Correct — Indexes are ranked by version, not by trust, so a higher public version beats your private one.
Incorrect — `--extra-index-url` does not touch hashing; `--require-hashes` still verifies every artifact.
Incorrect — There is no source-priority rule; pip picks the highest version across all indexes.
Incorrect — Multiple indexes do not change TLS behavior; the risk is version-based, not transport-based.
02The continuous integration (CI) job installs with `--only-binary :all:`, which forbids source distributions (sdists) and allows only wheels (prebuilt packages). Why is that a security win?
Correct — Forbidding sdists removes a whole class of install-time code execution, since building a source distribution can execute the package's own code.
Incorrect — Download size is not the point; the risk being removed is code execution at install time, not network exposure.
Incorrect — Neither format is automatically signed by PyPI; the difference is that installing an sdist can run a build step.
Incorrect — --require-hashes verifies both formats; the reason to prefer wheels is avoiding the build-time code that sdists can run.

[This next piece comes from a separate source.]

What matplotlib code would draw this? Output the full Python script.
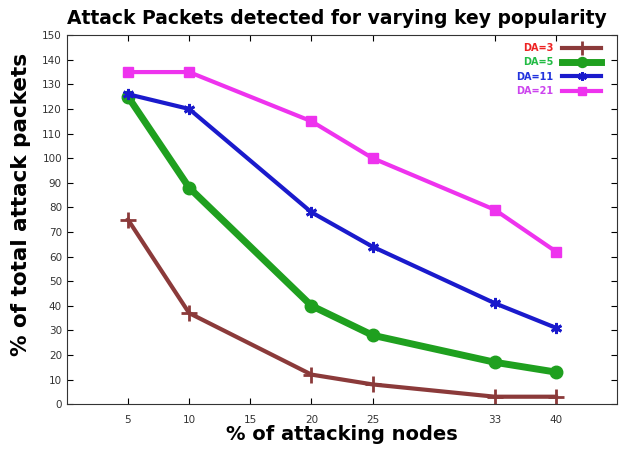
import matplotlib
matplotlib.use("Agg")
import matplotlib.pyplot as plt

# x positions (on the plot's axis) and their tick labels
x_ticks = [5, 10, 15, 20, 25, 35, 40]
x_tick_labels = ["5", "10", "15", "20", "25", "33", "40"]
x_data = [5, 10, 20, 25, 35, 40]

da3 = [75, 37, 12, 8, 3, 3]
da5 = [125, 88, 40, 28, 17, 13]
da11 = [126, 120, 78, 64, 41, 31]
da21 = [135, 135, 115, 100, 79, 62]

series_labels = ["DA=3", "DA=5", "DA=11", "DA=21"]
line_colors = ["#8b3a3a", "#1fa01f", "#1a1acc", "#ee33ee"]
text_colors = ["#ee2222", "#22bb44", "#2233dd", "#cc44ee"]

fig = plt.figure(figsize=(6.19, 4.51), dpi=100)
ax = fig.add_axes([0.108, 0.104, 0.889, 0.818])

styles = [
    dict(marker="+", markersize=12, mew=2, lw=3),
    dict(marker="o", markersize=9, lw=5),
    dict(marker=(6, 2, 0), markersize=8, mew=2, lw=3),
    dict(marker="s", markersize=7, lw=3),
]
for y, lab, c, st in zip([da3, da5, da11, da21], series_labels, line_colors, styles):
    ax.plot(x_data, y, color=c, label=lab, **st)

ax.set_xlim(0, 45)
ax.set_ylim(0, 150)
ax.set_xticks(x_ticks)
ax.set_xticklabels(x_tick_labels)
ax.set_yticks(range(0, 151, 10))
ax.tick_params(direction="in", length=4, labelsize=7.5, labelcolor="#333333",
               top=True, right=True, width=0.8)
ax.tick_params(axis="x", pad=8)
for s in ax.spines.values():
    s.set_linewidth(0.8)
    s.set_color("#333333")

ax.set_title("Attack Packets detected for varying key popularity",
             fontsize=13.5, fontweight="bold", pad=8, x=0.49)
ax.set_xlabel("% of attacking nodes", fontsize=14, fontweight="bold", labelpad=0)
ax.set_ylabel("% of total attack packets", fontsize=15.5, fontweight="bold")
ax.yaxis.set_label_coords(-0.066, 0.54)

leg = ax.legend(loc="upper right", bbox_to_anchor=(0.985, 1.0), frameon=False,
                markerfirst=False, fontsize=7, handlelength=4.0, labelspacing=0.45,
                borderpad=0.3, handletextpad=0.9, markerscale=0.8)
for t, c in zip(leg.get_texts(), text_colors):
    t.set_color(c)
    t.set_fontweight("bold")

fig.savefig("out.png", dpi=100)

03You hand-edit requirements.lock to add one new package but forget to include its --hash line, then run `pip install --require-hashes -r requirements.lock`. What happens?
Incorrect — pip does not partially proceed; --require-hashes fails closed so nothing unverified can ride along.
Incorrect — --require-hashes never installs an unhashed package and does not downgrade to a warning.
Correct — One missing hash aborts the entire install; the flag fails closed by design so unverified packages cannot sneak in.
Incorrect — pip will not invent a hash for you; a hash you never recorded proves nothing, so it aborts instead.

Turn this on something real today. Pick one untracked script your team leans on, the kind that lives in someone's home directory and breaks the week its author is on leave. Give it a `pyproject.toml`, compile a hashed lock, and add a `pip-audit` gate to its pipeline. You have converted tribal automation into an artifact your security program can vouch for, with a packing list, tamper seals, and a recall check on every single build.